The Exploration section encourages the students to become familiar with the apparatus so they will understand the range over which valid measurements can be made. This is perhaps the most important section of the laboratory and the one that students tend to skip. Don’t let them. This is where they develop a “feel” for the real world that is a crucial guide in solving problems. This is also where students can qualitatively test their preconceptions about the physical process occurring. Give students a lot of encouragement to explore with the equipment. You and I know this is the essence of physics, but many students view it as a “waste of time.” The outcome of the Exploration should be an organized plan for making the measurement.
The Measurement section asks the students to make the measurements needed to check their prediction. Here students need encouragement to pay attention to their measurements as they take them. They should be able to tell if their measurements “make sense” and why. If the measurements don’t make sense to them, this is an ideal coaching moment. Either they have a misconception of physics or a misconception of the measurement process. In either case, you should work with them to set them straight.
In the Analysis section, students process their data so that they can interpret their results in the Conclusions section. When students analyze their data by finding a function to represent the data, it is important that they understand the meaning of the constants in that function. By using some calculus and/or making measurements on the computer screen, students should be able to predict those constants reasonably precisely. Do not let your students get into the random guessing mode. This wastes a lot of time and eliminates some of the learning built into the lab. It is especially important that they should be able to tell you the units of those constants for the particular situation.
In the Conclusion section, the students should reflect on their results and observations while solving and checking the laboratory problem. This gives many students a great deal of difficulty, especially at the beginning of the course. Make sure they write an outline of the conclusions for the problem before going on to the next problem. The conclusion should include a corrected, logical and organized solution to the prediction question.

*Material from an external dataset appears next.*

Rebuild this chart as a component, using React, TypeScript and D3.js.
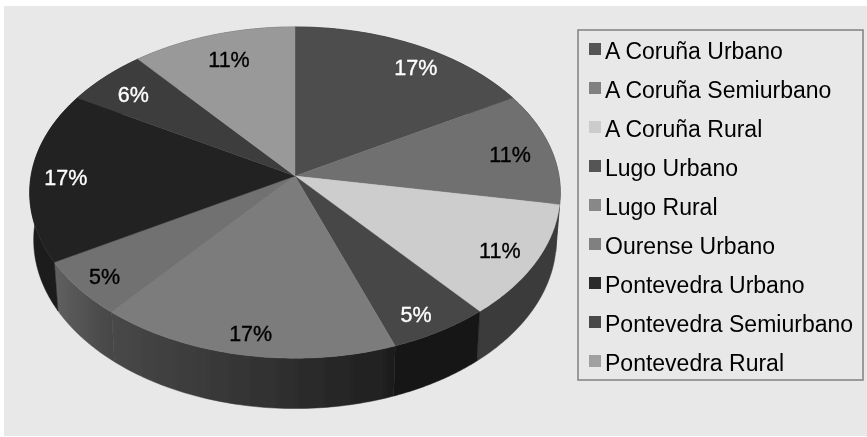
import { useEffect, useRef } from "react"
import * as d3 from "d3"

const categories = ["A Coruña Urbano", "A Coruña Semiurbano", "A Coruña Rural", "Lugo Urbano", "Lugo Rural", "Ourense Urbano", "Pontevedra Urbano", "Pontevedra Semiurbano", "Pontevedra Rural"]
const shares = [16.7, 11.1, 11.1, 5.6, 16.7, 5.6, 16.7, 5.6, 11.1]
const labels = ["17%", "11%", "11%", "5%", "17%", "5%", "17%", "6%", "11%"]

const topColors = ["#4d4d4d", "#707070", "#cdcdcd", "#474747", "#7b7b7b", "#717171", "#222222", "#3d3d3d", "#999999"]
const sideFrom = ["#2a2a2a", "#3a3a3a", "#3a3a3a", "#141414", "#1e1e1e", "#454545", "#1c1c1c", "#222222", "#555555"]
const sideTo = ["#2a2a2a", "#3a3a3a", "#3a3a3a", "#141414", "#484848", "#606060", "#1c1c1c", "#222222", "#555555"]
const swatches = ["#555555", "#808080", "#cccccc", "#555555", "#888888", "#808080", "#2a2a2a", "#4a4a4a", "#a0a0a0"]
const labelColors = ["#fff", "#000", "#000", "#fff", "#000", "#000", "#fff", "#fff", "#000"]
const labelNudge = [[22, -2], [10, 2], [14, 7], [7, 17], [-5, 18], [-20, 12], [-18, 2], [-8, -1], [1, -1]]

const W = 867, H = 437
const FONT = "'Liberation Sans', Arial, sans-serif"

// the rim is a circle seen in perspective, so the hub is not the ellipse centre
const K = 0.1
const top = { cx: 295, cy: 176, rx: 264, ry: 164 }
const low = { cx: 295, cy: 223, rx: 260, ry: 167 }
const project = (e: typeof top, a: number, r = 1): [number, number] => {
  const w = 1 / (1 + K * r * Math.cos(a))
  return [e.cx + e.rx * r * Math.sin(a) * w, e.cy - e.ry * r * Math.cos(a) * w]
}
const arcAngles = (a0: number, a1: number) => d3.range(0, 61).map(i => a0 + (a1 - a0) * i / 60)

export default function App() {
  const ref = useRef<SVGSVGElement>(null)
  useEffect(() => {
    if (!ref.current) return
    d3.select(ref.current).selectAll("*").remove()
    const svg = d3.select(ref.current)
    document.body.style.margin = "0"

    const defs = svg.append("defs")
    defs.append("filter").attr("id", "soft").attr("x", 0).attr("y", 0).attr("width", 1).attr("height", 1)
      .append("feGaussianBlur").attr("stdDeviation", 0.45)

    const root = svg.append("g").attr("filter", "url(#soft)")
    root.append("rect").attr("x", 4).attr("y", 6).attr("width", W - 4).attr("height", 430).attr("fill", "#e8e8e8")

    const arcs = d3.pie<number>().sort(null).startAngle(0).endAngle(2 * Math.PI)(shares)
    const line = d3.line()

    // sides first, the top face hides whatever sits behind it
    const sides = root.append("g")
    arcs.forEach((d, i) => {
      const ang = arcAngles(d.startAngle, d.endAngle)
      const outline = [...ang.map(a => project(top, a)), ...ang.slice().reverse().map(a => project(low, a))]
      const id = `side${i}`
      const xs = outline.map(p => p[0])
      const grad = defs.append("linearGradient").attr("id", id).attr("gradientUnits", "userSpaceOnUse")
        .attr("x1", d3.max(xs)!).attr("x2", d3.min(xs)!).attr("y1", 0).attr("y2", 0)
      grad.append("stop").attr("offset", 0).attr("stop-color", sideFrom[i])
      grad.append("stop").attr("offset", 1).attr("stop-color", sideTo[i])
      sides.append("path").attr("d", line(outline) + "Z").attr("fill", `url(#${id})`).attr("stroke", `url(#${id})`).attr("stroke-width", 0.5)
    })

    const faces = root.append("g")
    arcs.forEach((d, i) => {
      const pts: [number, number][] = [[top.cx, top.cy], ...arcAngles(d.startAngle, d.endAngle).map(a => project(top, a))]
      faces.append("path").attr("d", line(pts) + "Z").attr("fill", topColors[i]).attr("stroke", topColors[i]).attr("stroke-width", 0.4)
    })

    arcs.forEach((d, i) => {
      const [x, y] = project(top, (d.startAngle + d.endAngle) / 2, 0.8)
      root.append("text").attr("x", x + labelNudge[i][0]).attr("y", y + labelNudge[i][1])
        .attr("text-anchor", "middle").attr("dominant-baseline", "central")
        .style("font-family", FONT).style("font-size", "21.5px").style("fill", labelColors[i])
        .style("stroke", labelColors[i]).style("stroke-width", 0.35).text(labels[i])
    })

    const lg = root.append("g")
    lg.append("rect").attr("x", 578).attr("y", 30).attr("width", 285).attr("height", 350)
      .attr("fill", "none").attr("stroke", "#808080").attr("stroke-width", 1.5)
    const row = d3.scalePoint<string>().domain(categories).range([49, 361])
    categories.forEach((c, i) => {
      const cy = row(c)!
      lg.append("rect").attr("x", 589).attr("y", cy - 6).attr("width", 12).attr("height", 12).attr("fill", swatches[i])
      lg.append("text").attr("x", 605).attr("y", cy + 10)
        .style("font-family", FONT).style("font-size", "23px").style("fill", "#000").text(c)
    })
  }, [])
  return <svg ref={ref} width={W} height={H} style={{ display: "block" }} />
}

The conclusion should also go back to the original “realistic” problem and state a definite solution. Finally, the conclusion should address the validity of the prediction and the measurement. Students love to give “human error” as a reason for a discrepancy. This is not an acceptable reason. Human error should always be corrected before a report is written.
When most of the students have collected the data and at least begun discussing their conclusion, conduct a whole class discussion. This discussion will be different for different types of problems. We will discuss leading discussion in the Orientation and the seminars.
NOTES:
Page 65
Lab FAQ
II. Rationale for Problem Solving Labs
What goals do these labs address?
There are many possible reasons for doing a physics laboratory. For example, a lab could allow students to:
• confront their preconceptions of how the world works;
• practice their problem solving skills;
• learn how to use equipment;
• learn how to design an experiment;
• observe an event that does not have an easy explanation, so they realize new knowledge is needed;
• gain an appreciation of the difficulty and joy of doing and interpreting an experiment;
• experience what real scientists do; and
• have fun by doing something more active than sitting and listening.
It is impossible to satisfy all of these goals with a single laboratory design. Because this course follows the traditional structure of learning physics through solving problems, we have focused the laboratories toward PROBLEM SOLVING. Since one important reason that our students cannot solve physics problems is that they have misconceptions about the physics, our second goal is to confront some of those misconceptions in the laboratory.
Why this style of lab?
Most physicists feel that labs are an essential part of a physics course because physics is reality. Some have gone so far as to state that all physics instruction should take place in the laboratory. Nevertheless, labs are the most expensive way to teach physics. Research to determine the benefit of labs in teaching physics has consistently shown that labs that give students explicit instructions in a “cookbook” style, have little value, particularly to address a problem-solving goal. The research also shows that "hands-on" experience coupled with directed peer and instructor coaching can be an efficient way of overcoming misconceptions and helping students learn to solve problems in a logical and organized manner. In our teaching environment, the laboratory is the only opportunity for you to interact with small groups of students during an extended time period. Because the students have specific and visible goals, it is easier for the instructor (you) to determine their physics difficulties by observing them. Solving a problem in the laboratory requires the student to make a chain of decisions based on their physics knowledge. Wrong decisions based on wrong physics lead to experimental difficulties that you can observe and correct. For a comparison of our problem-solving labs with traditional and inquiry labs, see the chart on page 62.
How can I make my students like and value the labs?
Instructor attitude is the most important factor in determining what the students like. If the instructor likes the labs and thinks they are valuable, then the students will tend to like the labs. The converse is also true. Even before starting the class, many students consider labs as "busy work" that has nothing to do with the content of the course. Labs have required attendance, so some students see their object as getting a task done as fast as possible so they can leave — the "take-the-data-and-run" approach. This view is reinforced when: (a) students are given step-by-step instructions focused on doing the task as efficiently as possible; (b) the lab instructor spends a majority of the lab time helping groups get their apparatus working so they can get done; (c) the lab instructions have all necessary information so that no use of the textbook or the lectures is needed; (d) the problems are not seen as challenging; and (e) there is no reference to the labs in the lectures or on tests.